Quienes tengan el nombre de Laura Cantrell en la agenda la recordarán con nitidez, porque su advenimiento era de los que no dejaba indiferente a nadie. Aconteció justo en el tránsito entre siglos, y aquel seminal Not the tremblin’ kind (2000) era un ejercicio delicioso de country-folk para el nuevo siglo, cuando aún la terminología en torno al empoderamiento o la sororidad aún no figuraban en nuestro léxico cotidiano. Lo más desesperante en torno a Cantrell es que la de Nashville no parecía especialmente interesada en mimar su faceta artística, que siempre tuvo por complementaria a su trabajo como economista, seguro que mucho más lucrativo. Por eso le habíamos perdido la fe y la pista, transcurridos ya nueve años, o añazos, desde aquel No way there from here (2014) del que apenas solo unas pocas docenas de ejemplares físicos cruzaron el Atlántico.
Y por eso, por todo lo antedicho y lo que bien podemos imaginar, este regreso que ya se había vuelto inconcebible se convierte en un manjar. Y en un festín. Porque no nos encontramos solo ante un reencuentro de alto voltaje afectivo, sino ante la constatación de que Laura, aunque prefiera no darse la mayor importancia, es una de las artistas más asombrosamente brillantes en ese territorio vasto y no siempre bien definido al que dimos en llamar americana.
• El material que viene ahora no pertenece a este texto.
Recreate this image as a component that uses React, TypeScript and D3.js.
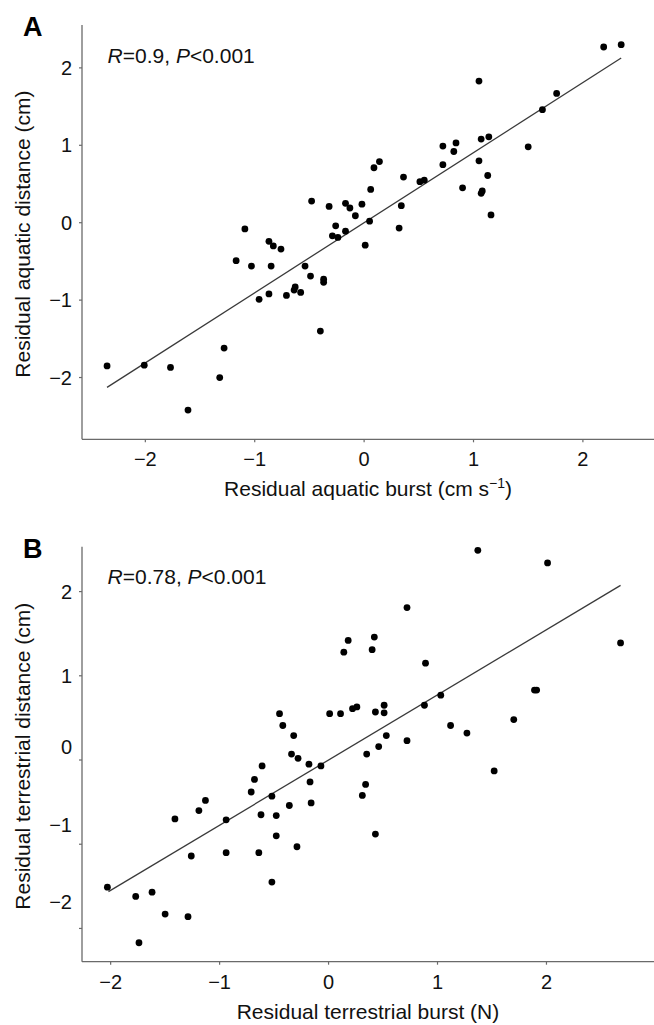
import React from 'react';
import * as d3 from 'd3';

// Panel A: residual aquatic burst (x) vs residual aquatic distance (y)
const aquaticBurst = [
  2.19, 2.35, 1.05, 1.76, 1.63, 1.50, 0.72, 0.84, 0.82, 1.07, 1.14, 0.72, 1.05, 1.13, 0.90, 1.07,
  1.08, 1.16, 0.51, 0.55, 0.36, 0.34, 0.32, 0.14, 0.09, 0.06, 0.05, 0.01, -0.02, -0.08, -0.13, -0.17,
  -0.32, -0.48, -0.26, -0.17, -0.29, -0.24, -1.09, -0.87, -0.83, -0.76, -1.17, -1.03, -0.85, -0.54,
  -0.49, -0.37, -0.37, -0.96, -0.87, -0.71, -0.63, -0.64, -0.58, -0.40, -2.35, -2.01, -1.77, -1.32,
  -1.28, -1.61,
];
const aquaticDistance = [
  2.27, 2.30, 1.83, 1.67, 1.46, 0.98, 0.99, 1.03, 0.92, 1.08, 1.11, 0.75, 0.80, 0.61, 0.45, 0.38,
  0.41, 0.10, 0.53, 0.55, 0.59, 0.22, -0.07, 0.79, 0.71, 0.43, 0.02, -0.29, 0.24, 0.09, 0.19, 0.25,
  0.21, 0.28, -0.04, -0.11, -0.17, -0.19, -0.08, -0.24, -0.30, -0.34, -0.49, -0.56, -0.56, -0.56,
  -0.69, -0.73, -0.77, -0.99, -0.92, -0.94, -0.83, -0.87, -0.90, -1.40, -1.85, -1.84, -1.87, -2.00,
  -1.62, -2.42,
];

// Panel B: residual terrestrial burst (x) vs residual terrestrial distance (y)
const terrestrialBurst = [
  -2.03, -1.77, -1.62, -1.50, -1.29, -1.74, -1.41, -1.19, -1.13, -1.26, -0.94, -0.94, -0.71, -0.68,
  -0.61, -0.52, -0.62, -0.64, -0.48, -0.48, -0.52, -0.36, -0.29, -0.45, -0.42, -0.32, -0.34, -0.28,
  -0.18, -0.17, -0.16, -0.07, 0.01, 0.11, 0.22, 0.26, 0.43, 0.51, 0.51, 0.53, 0.46, 0.35, 0.34, 0.31,
  0.43, 1.37, 2.01, 0.72, 0.18, 0.14, 0.42, 0.40, 0.89, 2.68, 1.89, 1.91, 1.03, 0.88, 1.70, 1.12,
  1.27, 1.52, 0.72,
];
const terrestrialDistance = [
  -1.51, -1.62, -1.57, -1.83, -1.86, -2.17, -0.70, -0.60, -0.48, -1.14, -0.71, -1.10, -0.38, -0.23,
  -0.07, -0.43, -0.65, -1.10, -0.66, -0.90, -1.45, -0.54, -1.03, 0.55, 0.41, 0.29, 0.07, 0.02,
  -0.05, -0.26, -0.51, -0.07, 0.55, 0.55, 0.61, 0.63, 0.57, 0.56, 0.65, 0.29, 0.16, 0.07, -0.29, -0.42,
  -0.88, 2.49, 2.34, 1.81, 1.42, 1.28, 1.46, 1.31, 1.15, 1.39, 0.83, 0.83, 0.77, 0.65, 0.48, 0.41,
  0.32, -0.13, 0.23,
];

const xTickValues = [-2, -1, 0, 1, 2];
const yTickValues = [2, 1, 0, -1, -2];
const tickLabels = ['\u22122', '\u22121', '0', '1', '2'];
const yTickLabels = ['2', '1', '0', '\u22121', '\u22122'];

// fitted lines (slope, x-extent)
const fitA = { slope: 0.905, from: -2.35, to: 2.35 };
const fitB = { slope: 0.774, from: -2.02, to: 2.68 };

const FONT = '"Liberation Sans", Arial, Helvetica, sans-serif';

type PanelProps = {
  letter: string;
  xs: number[];
  ys: number[];
  fit: { slope: number; from: number; to: number };
  rText: string;
  xTitle: React.ReactNode;
  yTitle: string;
  frame: { left: number; right: number; top: number; bottom: number };
  xDomain: [number, number];
  yDomain: [number, number];
  yLabelShift: number[];
  xLabelDy: number;
};

function Panel(p: PanelProps) {
  const x = d3.scaleLinear().domain(p.xDomain).range([p.frame.left, p.frame.right]);
  const y = d3.scaleLinear().domain(p.yDomain).range([p.frame.bottom, p.frame.top]);
  const line = d3.line<number>().x((v) => x(v)).y((v) => y(v * p.fit.slope));
  const axisColor = '#6a6a6a';
  const midX = (p.frame.left + p.frame.right) / 2;
  const midY = (p.frame.top + p.frame.bottom) / 2;
  return (
    <g fontFamily={FONT}>
      <text x={p.frame.left - 59} y={p.frame.top + 11} fontSize={27} fontWeight="bold" fill="#000">
        {p.letter}
      </text>
      {/* axes */}
      <line x1={p.frame.left} x2={p.frame.left} y1={p.frame.top} y2={p.frame.bottom} stroke={axisColor} strokeWidth={1.3} />
      <line x1={p.frame.left} x2={p.frame.right} y1={p.frame.bottom} y2={p.frame.bottom} stroke={axisColor} strokeWidth={1.3} />
      {xTickValues.map((v, i) => (
        <g key={'xt' + v}>
          <line x1={x(v)} x2={x(v)} y1={p.frame.bottom} y2={p.frame.bottom + 3} stroke={axisColor} strokeWidth={1.2} />
          <text x={x(v)} y={p.frame.bottom + p.xLabelDy} fontSize={20} textAnchor="middle" fill="#111">
            {tickLabels[i]}
          </text>
        </g>
      ))}
      {yTickValues.map((v, i) => (
        <g key={'yt' + v}>
          <line x1={p.frame.left - 3} x2={p.frame.left} y1={y(v)} y2={y(v)} stroke={axisColor} strokeWidth={1.2} />
          <text x={p.frame.left - 10} y={y(v) + p.yLabelShift[i] + 7} fontSize={20} textAnchor="end" fill="#111">
            {yTickLabels[i]}
          </text>
        </g>
      ))}
      {/* titles */}
      <text x={midX} y={p.frame.bottom + 57} fontSize={21} textAnchor="middle" fill="#111">
        {p.xTitle}
      </text>
      <text
        transform={`translate(29.5,${midY + 2}) rotate(-90)`}
        fontSize={21}
        textAnchor="middle"
        fill="#111"
      >
        {p.yTitle}
      </text>
      <text x={107.6} y={p.frame.top + 37.5} fontSize={21} fill="#111">
        <tspan fontStyle="italic">R</tspan>
        {'=' + p.rText + ', '}
        <tspan fontStyle="italic">P</tspan>
        {'<0.001'}
      </text>
      {/* fit line */}
      <path d={line([p.fit.from, p.fit.to]) || ''} stroke="#3a3a3a" strokeWidth={1.3} fill="none" />
      {/* points */}
      {p.xs.map((v, i) => (
        <circle key={i} cx={x(v)} cy={y(p.ys[i])} r={3.4} fill="#000" />
      ))}
    </g>
  );
}

export default function App() {
  return (
    <div style={{ position: 'absolute', left: 0, top: 0 }}>
      <svg width={654} height={1025} style={{ display: 'block', background: '#fff' }}>
        <Panel
          letter="A"
          xs={aquaticBurst}
          ys={aquaticDistance}
          fit={fitA}
          rText="0.9"
          xTitle={
            <>
              {'Residual aquatic burst (cm s'}
              <tspan fontSize={14} dy={-8}>{'\u22121'}</tspan>
              <tspan dy={8}>{')'}</tspan>
            </>
          }
          yTitle="Residual aquatic distance (cm)"
          frame={{ left: 82, right: 654, top: 25, bottom: 439.3 }}
          xDomain={[-2.579, 2.65]}
          yDomain={[-2.798, 2.554]}
          yLabelShift={[0, 0, 0, 0, 0]}
          xLabelDy={26.5}
        />
        <Panel
          letter="B"
          xs={terrestrialBurst}
          ys={terrestrialDistance}
          fit={fitB}
          rText="0.78"
          xTitle="Residual terrestrial burst (N)"
          yTitle="Residual terrestrial distance (cm)"
          frame={{ left: 82, right: 654, top: 546.7, bottom: 961.7 }}
          xDomain={[-2.263, 2.987]}
          yDomain={[-2.395, 2.533]}
          yLabelShift={[0, 0, -12.7, -19, -26.7]}
          xLabelDy={27.5}
        />
      </svg>
    </div>
  );
}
Lo más curioso de Just like a rose es que acontece y se desarrolla como si nada hubiera sucedido en estas últimas nueve temporadas, como si no hubiésemos tenido la sensación, primero, y la casi certeza, más adelante, de que a la dulce musa neorural de Nashville se la había tragado la tierra. Cantrell retoma el canto ahí donde lo dejó, en ese punto indeterminado entre Lucinda Williams y Mary Chapin Carpenter; más dulce que la primera y menos lírica que la segunda, con esa voz deliciosa, natural y espontánea que parece surgirle con la facilidad de quien no necesita educar ni modular el chorro vocal porque en su tierna tosquedad radica todo el encanto. Y así se suceden los estribillos campestres y con empaque, dulces pero no melosos, sujetos a los cánones de ese folk-rock que en tierras de Tennessee adquiere rango de religión.
Entre la Fender y el órgano se las apañan para dar empaque a primores como Push the swing o Just like a rose, mientras que un Steve Earle entrañable aunque de voz quizá demasiado áspera asoma por When the roses bloom again y Good morning Mr. Afternoon varía sutilmente los moldes para aproximarse al swing jazzístico. Pero todo es impoluto y adorable, evocador y contemporáneo a un tiempo, instantáneo pero de hechuras muy finas. Y así hasta llegar a la nostalgia luminosa de Unaccompanied, guiño a los años mozos y más bien golfos, un primor de escritura de esta cantautora rabiosamente brillante, aunque a veces parezca que lo sea a su pesar.